The teams exchanged roles for the second game, which the A’s “made a very thorough and complete job of losing,” according to the Inquirer.
Blame for the loss fell on “a flock of fuzzy pitching” by a young A’s pitcher named Leslie Pearson, who walked five men, hit another, and got thumped “for four loud and lusty blows” in the first two innings, leaving the home team down 6-0. Poor Pearson did not survive the end of the second.
The A’s, on the other hand, could do nothing against the Cleveland pitcher, Johnny Enzmann, who gave up just four scattered hits all afternoon and one unearned run in the second. With only a handful of A’s reaching base all day, there seemed little hope of a thrilling turnaround. By the bottom of the ninth, the home team was down, 9-1.
By then, the spectators “were wearied by the two long and one-sided contests,” the Cleveland Plain Dealer wrote, but the truth is that baseball fans in 1918 had wearies thrown at them from all directions.

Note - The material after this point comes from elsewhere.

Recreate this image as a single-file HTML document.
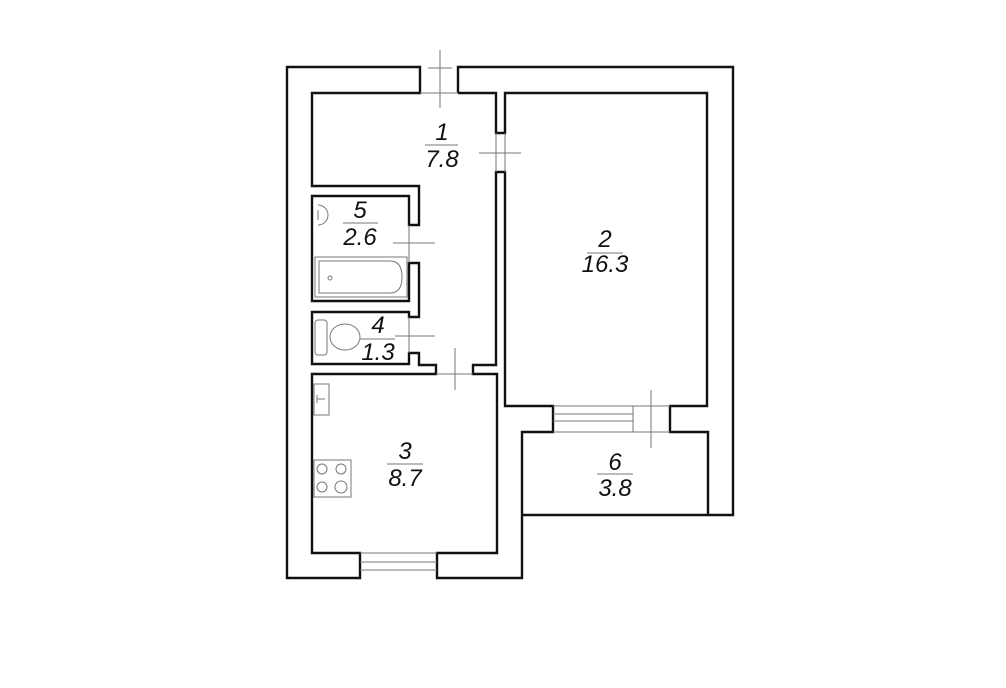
<!DOCTYPE html>
<html><head><meta charset="utf-8"><style>
html,body{margin:0;padding:0;background:#fff;}
svg{display:block}
text{font-family:"Liberation Sans",sans-serif;font-style:italic;font-size:24px;fill:#111;text-anchor:middle}
</style></head><body>
<svg width="1006" height="688" viewBox="0 0 1006 688" xmlns="http://www.w3.org/2000/svg">
<rect width="1006" height="688" fill="#fff"/>
<g fill="none" stroke="#111" stroke-width="2.4" stroke-linejoin="miter">
<path d="M420,93 L420,67 L287,67 L287,578 L360,578 L360,553 L312,553 L312,374 L436,374 L436,365 L419,365 L419,353 L409,353 L409,364 L312,364 L312,312 L409,312 L409,317 L419,317 L419,263 L409,263 L409,301 L312,301 L312,196 L409,196 L409,225 L419,225 L419,186 L312,186 L312,93 Z"/>
<path d="M437,553 L497,553 L497,374 L473,374 L473,365 L496,365 L496,172 L505,172 L505,406 L553,406 L553,432 L522,432 L522,578 L437,578 Z"/>
<path d="M458,93 L458,67 L733,67 L733,515 L522,515"/>
<path d="M458,93 L496,93 L496,133 L505,133 L505,93 L707,93 L707,406 L670,406 L670,432 L708,432 L708,515"/>
</g>
<g fill="none" stroke="#777" stroke-width="1">
<!-- windows -->
<line x1="553" y1="414" x2="633" y2="414"/><line x1="553" y1="421" x2="633" y2="421"/>
<line x1="553" y1="406" x2="670" y2="406"/><line x1="553" y1="432" x2="670" y2="432"/>
<line x1="633" y1="406" x2="633" y2="432"/>
<line x1="360" y1="553" x2="437" y2="553"/><line x1="360" y1="562" x2="437" y2="562"/><line x1="360" y1="570" x2="437" y2="570"/>
<!-- door openings -->
<line x1="420" y1="93" x2="458" y2="93"/>
<line x1="496" y1="133" x2="496" y2="172"/><line x1="505" y1="133" x2="505" y2="172"/>
<line x1="409" y1="225" x2="409" y2="263"/><line x1="409" y1="317" x2="409" y2="353"/>
<line x1="436" y1="374" x2="473" y2="374"/>
<!-- crosshairs -->
<line x1="440" y1="50" x2="440" y2="108"/><line x1="428" y1="68" x2="452" y2="68"/>
<line x1="479" y1="153" x2="521" y2="153"/>
<line x1="393" y1="243" x2="435" y2="243"/>
<line x1="395" y1="336" x2="435" y2="336"/>
<line x1="455" y1="348" x2="455" y2="390"/>
<line x1="651" y1="390" x2="651" y2="448"/>
<!-- dividers -->
<line x1="425" y1="145" x2="458" y2="145"/>
<line x1="343" y1="223" x2="378" y2="223"/>
<line x1="360" y1="339" x2="395" y2="339"/>
<line x1="387" y1="464" x2="423" y2="464"/>
<line x1="597" y1="474" x2="633" y2="474"/>
<line x1="587" y1="253" x2="623" y2="253"/>
<!-- fixtures -->
<rect x="315" y="257" width="92" height="40"/>
<path d="M319,261 L390,261 Q402,261 402,277 Q402,293 390,293 L319,293 Z"/>
<circle cx="330" cy="278" r="2"/>
<path d="M318,205 A10,10 0 0 1 318,225"/><line x1="318" y1="210" x2="318" y2="220"/>
<rect x="315" y="320" width="12" height="35" rx="3"/>
<ellipse cx="345" cy="337" rx="15" ry="13"/>
<rect x="314" y="384" width="15" height="31"/><line x1="317" y1="399" x2="325" y2="399"/><line x1="317" y1="395" x2="317" y2="403"/>
<rect x="314" y="460" width="37" height="37"/>
<circle cx="322" cy="469" r="5"/><circle cx="341" cy="469" r="5"/><circle cx="322" cy="487" r="5"/><circle cx="341" cy="487" r="6"/>
</g>
<text x="442" y="140">1</text><text x="442" y="167">7.8</text>
<text x="605" y="247">2</text><text x="605" y="272">16.3</text>
<text x="360" y="218">5</text><text x="360" y="245">2.6</text>
<text x="378" y="333">4</text><text x="378" y="360">1.3</text>
<text x="405" y="459">3</text><text x="405" y="486">8.7</text>
<text x="615" y="470">6</text><text x="615" y="496">3.8</text>
</svg>
</body></html>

The ballgame: quickly lost at the abrupt end of what had become a lost season. Goods: rationed, expensive, and hard to get. Jobs: called into question by the government. Friends and loved ones: training and fighting in someone else’s endless war. And who knows if there were even any restaurants and saloons open nearby to escape to, thanks to Provost Marshal General Crowder, who had marched off all the male waiters and bussers several weeks prior. Fun was under attack by enemies foreign and domestic.
Unconsciously needing to fight back, the people in that crowd turned to each other. Well, actually, they turned on each other.

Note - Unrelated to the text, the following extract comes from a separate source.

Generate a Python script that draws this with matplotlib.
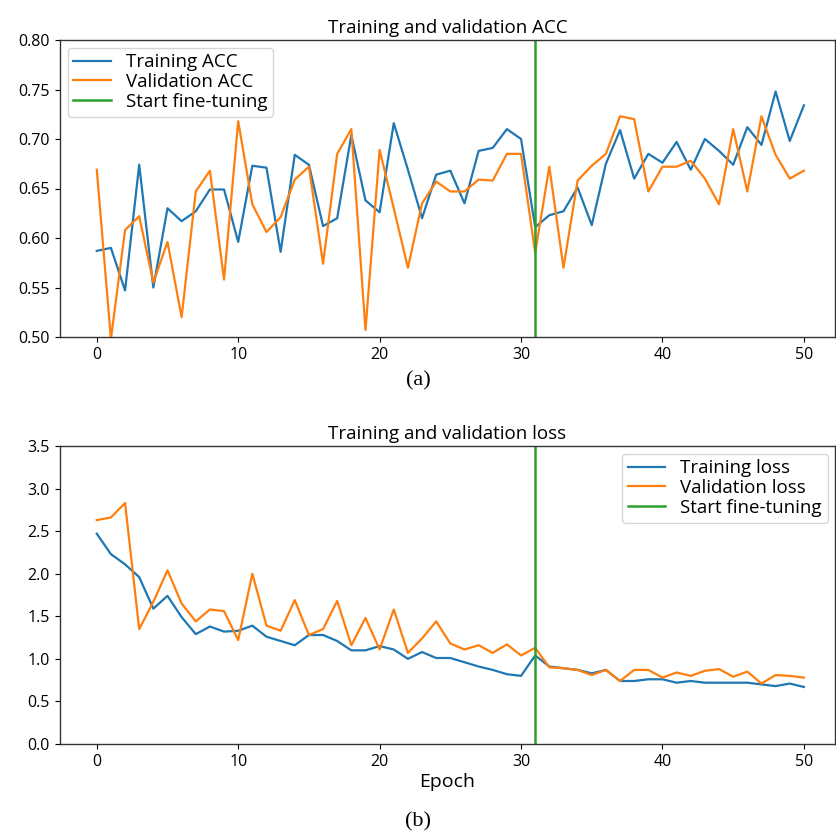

There is no record of exactly how it started, but during the bottom of the ninth, some crew of miscreants out in the “fifty cent” stands picked up their heavy seat cushions and threw them into the crowd in front of them. Those coming under unexpected bombardment surged forward to get out of the way, and many gathered up the reusable missiles and returned fire. The flurries of hassocks spread and multiplied, drawing closer and closer to the front row seats and then, inevitably, past the foul lines and onto the playing field itself.
When the cushions started falling onto the diamond, the game was halted in an effort to restore order and regain the crowd’s attention. This, of course, did not work, because how could any group of 2,000 people collectively and simultaneously agree to stop an in-progress pillow fight?

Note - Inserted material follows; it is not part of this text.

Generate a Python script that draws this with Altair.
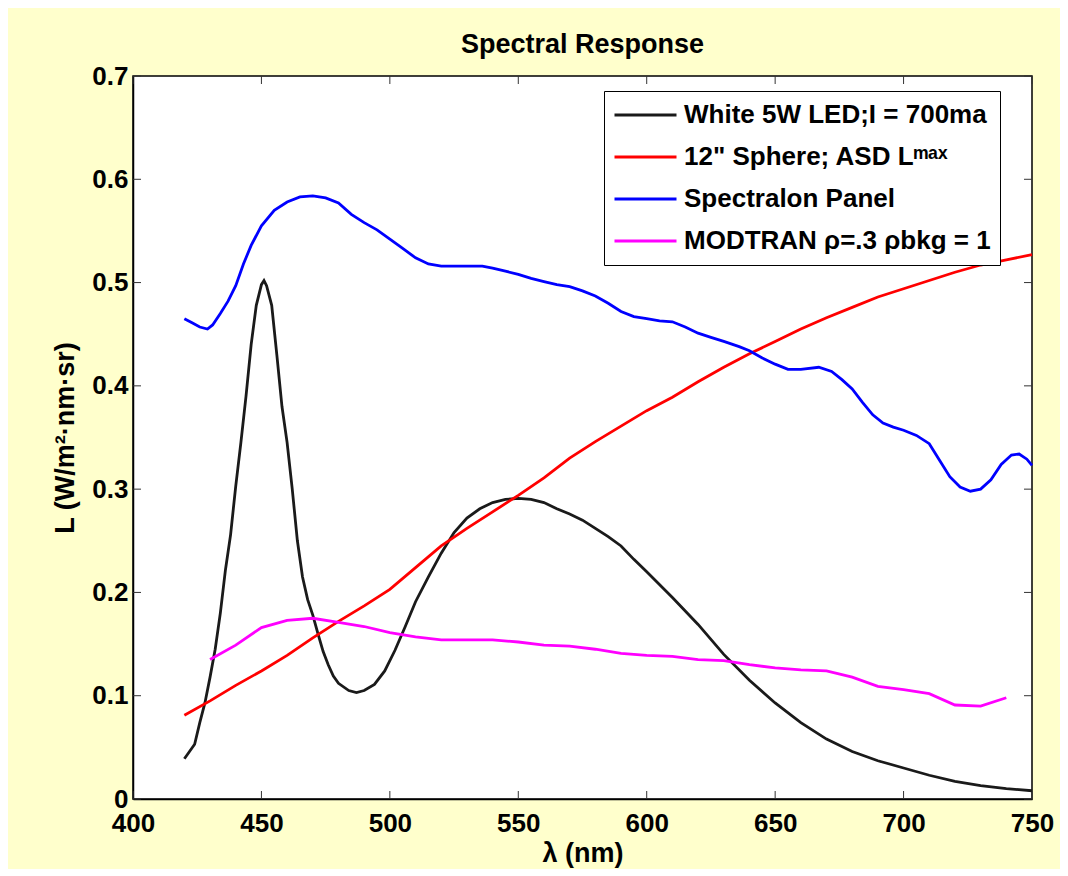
import altair as alt
import pandas as pd

# ---- data ----
led_nm = [420, 422, 424, 426, 428, 430, 432, 434, 436, 438, 440, 442, 444, 446, 448, 450, 451, 452, 454, 456,
          458, 460, 462, 464, 466, 468, 470, 472, 474, 476, 478, 480, 484, 487, 490, 494, 498, 502, 506, 510,
          515, 520, 525, 530, 535, 540, 545, 550, 555, 560, 565, 570, 575, 580, 585, 590, 595, 600, 610, 620,
          630, 640, 650, 660, 670, 680, 690, 700, 710, 720, 730, 740, 750]
led_val = [0.039, 0.046, 0.053, 0.074, 0.093, 0.118, 0.145, 0.180, 0.222, 0.256, 0.303, 0.345, 0.390, 0.440, 0.478, 0.498, 0.502, 0.497, 0.478, 0.430,
           0.380, 0.345, 0.300, 0.250, 0.215, 0.193, 0.178, 0.160, 0.143, 0.130, 0.119, 0.112, 0.105, 0.103, 0.105, 0.111, 0.124, 0.144, 0.167, 0.191,
           0.215, 0.238, 0.258, 0.272, 0.281, 0.287, 0.290, 0.291, 0.290, 0.287, 0.281, 0.276, 0.270, 0.262, 0.254, 0.245, 0.232, 0.220, 0.195, 0.169,
           0.140, 0.115, 0.093, 0.074, 0.058, 0.046, 0.037, 0.030, 0.023, 0.017, 0.013, 0.010, 0.008]

sphere_nm = [420, 430, 440, 450, 460, 470, 480, 490, 500, 510, 520, 530, 540, 550, 560, 570, 580, 590, 600, 610, 620,
             630, 640, 650, 660, 670, 680, 690, 700, 710, 720, 730, 740, 750]
sphere_val = [0.081, 0.095, 0.110, 0.124, 0.139, 0.156, 0.172, 0.187, 0.203, 0.224, 0.245, 0.262, 0.278, 0.294, 0.311, 0.330, 0.346, 0.361, 0.376, 0.389, 0.404,
              0.418, 0.431, 0.443, 0.455, 0.466, 0.476, 0.486, 0.494, 0.502, 0.510, 0.517, 0.522, 0.527]

panel_nm = [420, 423, 426, 429, 431, 434, 437, 440, 443, 446, 450, 455, 460, 465, 470, 475, 480, 485, 490, 495, 500,
            505, 510, 515, 520, 530, 536, 540, 545, 550, 555, 560, 565, 570, 575, 580, 585, 590, 595, 600, 605,
            610, 615, 620, 625, 630, 636, 640, 645, 650, 655, 660, 667, 672, 676, 680, 684, 688, 692, 696, 700,
            705, 710, 714, 718, 722, 726, 730, 734, 738, 742, 745, 748, 750]
panel_val = [0.465, 0.461, 0.457, 0.455, 0.459, 0.470, 0.482, 0.497, 0.518, 0.536, 0.555, 0.570, 0.578, 0.583, 0.584, 0.582, 0.577, 0.566, 0.558, 0.551, 0.542,
             0.533, 0.524, 0.518, 0.516, 0.516, 0.516, 0.514, 0.511, 0.508, 0.504, 0.501, 0.498, 0.496, 0.492, 0.487, 0.480, 0.472, 0.467, 0.465, 0.463,
             0.462, 0.457, 0.451, 0.447, 0.443, 0.438, 0.434, 0.427, 0.421, 0.416, 0.416, 0.418, 0.414, 0.406, 0.397, 0.384, 0.372, 0.364, 0.360, 0.357,
             0.352, 0.344, 0.328, 0.312, 0.302, 0.298, 0.300, 0.309, 0.324, 0.333, 0.334, 0.329, 0.323]

modtran_nm = [430, 440, 450, 460, 470, 480, 490, 500, 510, 520, 530, 540, 550, 560, 570, 580, 590, 600, 610, 620,
              630, 640, 650, 660, 670, 680, 690, 700, 710, 720, 730, 740]
modtran_val = [0.135, 0.149, 0.166, 0.173, 0.175, 0.171, 0.167, 0.161, 0.157, 0.154, 0.154, 0.154, 0.152, 0.149, 0.148, 0.145, 0.141, 0.139, 0.138, 0.135,
               0.134, 0.130, 0.127, 0.125, 0.124, 0.118, 0.109, 0.106, 0.102, 0.091, 0.090, 0.098]

series_names = ["White 5W LED;I = 700ma",
                "12\" Sphere; ASD L\u1d50\u1d43\u02e3",
                "Spectralon Panel",
                "MODTRAN \u03c1=.3 \u03c1bkg = 1"]
series_colors = ["#1a1a1a", "#ff0000", "#0000ff", "#ff00ff"]

x_ticks = [400, 450, 500, 550, 600, 650, 700, 750]
y_ticks = [0, 0.1, 0.2, 0.3, 0.4, 0.5, 0.6, 0.7]

# ---- build table ----
rows = []
for name, xs, ys in zip(series_names,
                        [led_nm, sphere_nm, panel_nm, modtran_nm],
                        [led_val, sphere_val, panel_val, modtran_val]):
    for i, (a, b) in enumerate(zip(xs, ys)):
        rows.append({"series": name, "nm": a, "L": b, "order": i})
df = pd.DataFrame(rows)

FONT = "Liberation Sans"
W, H = 899, 723

xscale = alt.Scale(domain=[400, 750], nice=False, zero=False)
yscale = alt.Scale(domain=[0, 0.7], nice=False, zero=False)

lines = alt.Chart(df).mark_line(strokeWidth=2.8).encode(
    x=alt.X("nm:Q", scale=xscale,
            axis=alt.Axis(values=x_ticks, title="\u03bb (nm)", grid=False, ticks=False, tickSize=0,
                          labelPadding=11, titlePadding=4, labelFlush=False)),
    y=alt.Y("L:Q", scale=yscale,
            axis=alt.Axis(values=y_ticks, title="L (W/m\u00b2\u00b7nm\u00b7sr)", grid=False, ticks=False,
                          tickSize=0, labelPadding=5, titlePadding=12, format=".1~f", labelFlush=False)),
    color=alt.Color("series:N",
                    scale=alt.Scale(domain=series_names, range=series_colors),
                    sort=series_names,
                    legend=alt.Legend(orient="none", legendX=471, legendY=15, title=None,
                                      symbolType="stroke", symbolStrokeWidth=3, symbolSize=3844,
                                      clipHeight=30,
                                      labelFontSize=26, labelFont=FONT, labelFontWeight="bold",
                                      labelColor="black", labelLimit=600, labelOffset=6,
                                      rowPadding=12, padding=9, strokeColor="black",
                                      fillColor="white", symbolOpacity=1)),
    order="order:Q",
)

xt = pd.DataFrame({"t": x_ticks})
yt = pd.DataFrame({"t": y_ticks})
tick_style = dict(color="#333333", strokeWidth=1)
tb = alt.Chart(xt).mark_rule(**tick_style).encode(x=alt.X("t:Q", scale=xscale), y=alt.value(H), y2=alt.value(H - 8))
tt = alt.Chart(xt).mark_rule(**tick_style).encode(x=alt.X("t:Q", scale=xscale), y=alt.value(0), y2=alt.value(8))
tl = alt.Chart(yt).mark_rule(**tick_style).encode(y=alt.Y("t:Q", scale=yscale), x=alt.value(0), x2=alt.value(8))
tr = alt.Chart(yt).mark_rule(**tick_style).encode(y=alt.Y("t:Q", scale=yscale), x=alt.value(W), x2=alt.value(W - 8))

chart = alt.layer(tb, tt, tl, tr, lines).properties(
    width=W, height=H,
    title=alt.TitleParams("Spectral Response", font=FONT, fontSize=27, fontWeight="bold",
                          color="black", anchor="middle", offset=4),
    autosize=alt.AutoSizeParams(type="none"),
    padding={"left": 125, "top": 68, "right": 28, "bottom": 70},
).configure(
    background="#ffffcc",
).configure_view(
    fill="white", stroke="black", strokeWidth=1.5,
).configure_axis(
    labelFont=FONT, labelFontSize=26, labelFontWeight="bold", labelColor="black",
    titleFont=FONT, titleFontSize=27, titleFontWeight="bold", titleColor="black",
    domainColor="black", domainWidth=1.5,
)

chart.save("out.html", embed_options={"renderer": "svg", "actions": False})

Security might have helped, but according to the Plain Dealer, throwing some turn-of-the-century shade, “the park was not policed except for a half-dozen survivors of the War of 1812, and they could have no more stopped the fun than they could have dammed Niagara.”
The paper also reported that no city police were present to lend a hand and stop the flow of fans tumbling out onto the field, seeking relief from the cushion barrage or to replenish their ammunition from what was available on the grass.
As it always is with children playing rough, things inevitably got out of hand, with some men opting to dispense with the cushions. A large fistfight broke out near first base, where “a red-headed unknown emerged decidedly the worse for wear.”
When the first trespassers weren’t arrested or even bothered, more people climbed out of the stands, sensing a new and novel diversion. Soon their numbers made the situation hopeless. Connie Mack, the A’s manager and part-owner, had a conversation with the two umpires present, Dick Nallin and Bill Dineen. Fearing injuries and without anything to play for, Mack told the umpires the A’s could not fulfill their obligation to clear the field and requested the umpires put everyone out of their mercy. Nallin forfeited the game to the Indians.
The stakes in that decision were low. It was custom at the time for a forfeit to overwrite whatever had taken place in the game with a 9-0 score, which in this case deprived the A’s of just their final three outs and their solitary run.
The forfeit ended the day’s baseball, but with no one to clear them, “several hundred” of the on-field congregation remained for a half-hour after the players had gone. “There were several private fist fights with considerable blood shed,” prompting the Inquirer to observe that many of the fans seemed to have misunderstood the intent of the “work or fight” order now descending on baseball.
“The battle that interrupted the ball game continued,” the Inquirer wrote, “until it fought itself out and disappeared in a thin line of fighters who were last seen chasing themselves out the right field exit.”
The Washington Times-Herald summed up the afternoon’s cracked and punchy nihilism:
[The] stage cops tried their best to shove the fans off the field, but they failed. Cushions filled the air and one or two cops were upset and lost their helmets. Here and there a brawny fan took a punch at a cop only to get one in return.
The Shibe Park fans had made their own fun, and “a merry time was had by one and all.”
This was the only forfeit of that season and the fifth and last of the decade, compared to a total of 22 in the 20th century’s first ten years. The game on the field was growing up and becoming more orderly, but what was happening off the field in the summer of 1918 had become an existential mess.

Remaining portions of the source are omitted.